By Cristina Roca

Shares in Banco Bilbao Vizcaya Argentaria SA traded lower Thursday afternoon after the bank set goals as part of its new 2021-24 plan and defended plans to increase its exposure to a volatile market.

The Spanish lender said it will target a return on tangible equity--a key profitability metric--of 14% in 2024. Cost-to-income ratio should improve to 42% in 2024. It also upgraded its distribution policy to 40%-50% of its consolidated ordinary profit annually, excluding extraordinary items, from 35%-40% previously.

The 2024 targets were largely in line with what the market had expected, Citi analysts said in a note.

Separately on Thursday, Turkey's central bank, under pressure from the country's president, cut its benchmark interest rate to 15% despite an acceleration in the inflation rate. Economists saw the move as unwise. The Turkish lira tumbled after the announcement.

BBVA said it wants to continue being the best bank in Turkey, one of its main markets, as part of its plan. It already signaled an appetite to double down on the country earlier this week, when it launched an offer to buy out the 50.15% of Turkish bank Turkiye Garanti Bankasi AS it didn't already own.

BBVA management defended the decision Thursday during its investor day, saying Garanti's business is resilient. The company's stock tends to overreact when there is bad news, Chairman Carlos Torres Vila said, adding that Thursday's Turkish rate cut was broadly expected.

At GMT 1504, shares in BBVA were down 6% at EUR5.41.

BBVA Chief Executive Onur Genç, who was formerly Garanti's deputy CEO, said earlier this week that Turkey's growth potential was too good to ignore despite the higher risk that doing business there entails.

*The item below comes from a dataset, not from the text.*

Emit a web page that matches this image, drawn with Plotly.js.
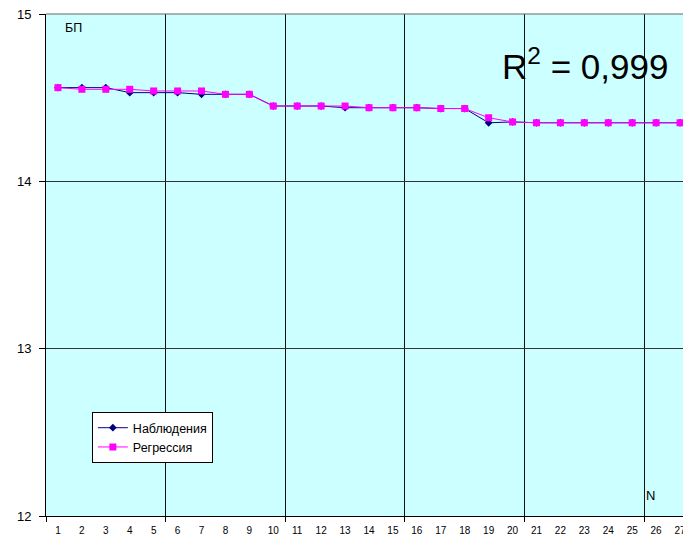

BBVA, Spain's second-largest bank by assets, said that it will boost customer acquisition in its bid to become larger and more profitable. It expects to add 10 million target clients--defined as valuable clients the bank wants to grow and retain--through 2024.

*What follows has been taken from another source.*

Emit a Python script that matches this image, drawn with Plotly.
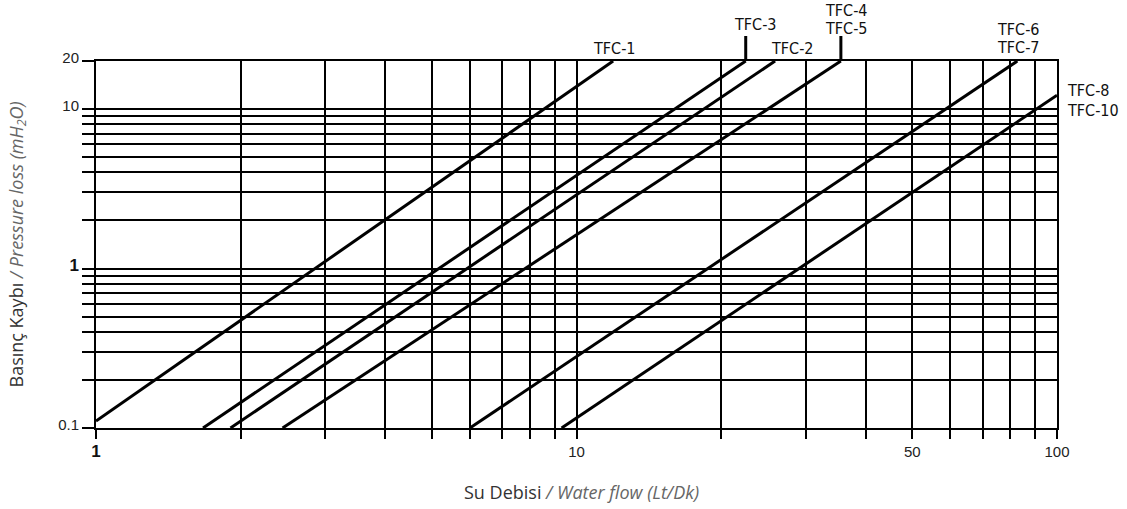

The bank backed its target of maintaining a fully-loaded common equity tier 1 ratio between 11.5% and 12%.

In its home market of Spain, BBVA will prioritize the most profitable products, namely consumer finance, small and medium businesses and commercial banking.

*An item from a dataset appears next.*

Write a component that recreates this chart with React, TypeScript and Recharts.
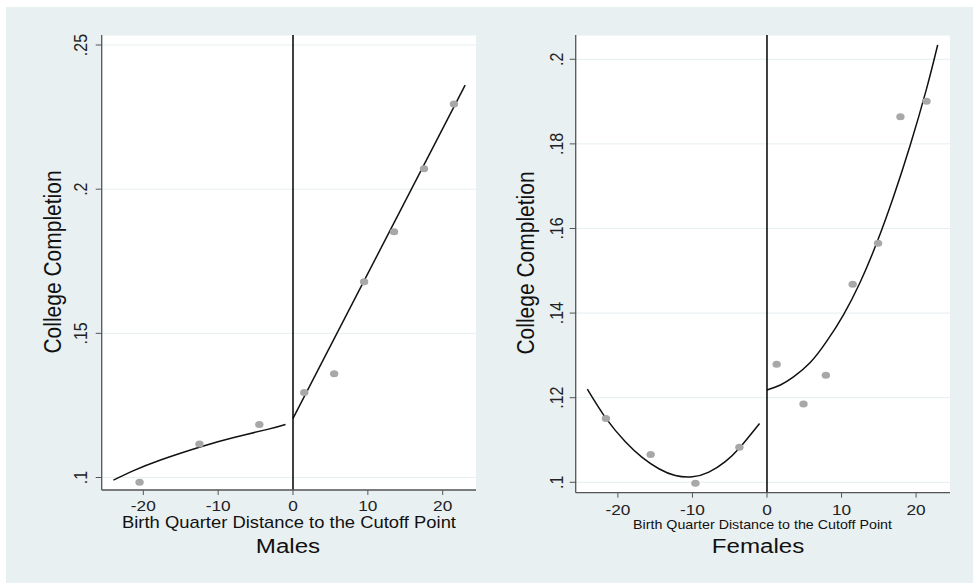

BBVA said its distribution policy will be implemented via an interim and final dividend each year, with the possibility of buybacks. The 3.5 billion euro ($3.96 billion) buyback program that the bank announced a few weeks ago is considered extraordinary, and is thus excluded from the policy. An initial EUR1.5 billion tranche of the buyback will start shortly after the investor day, BBVA said.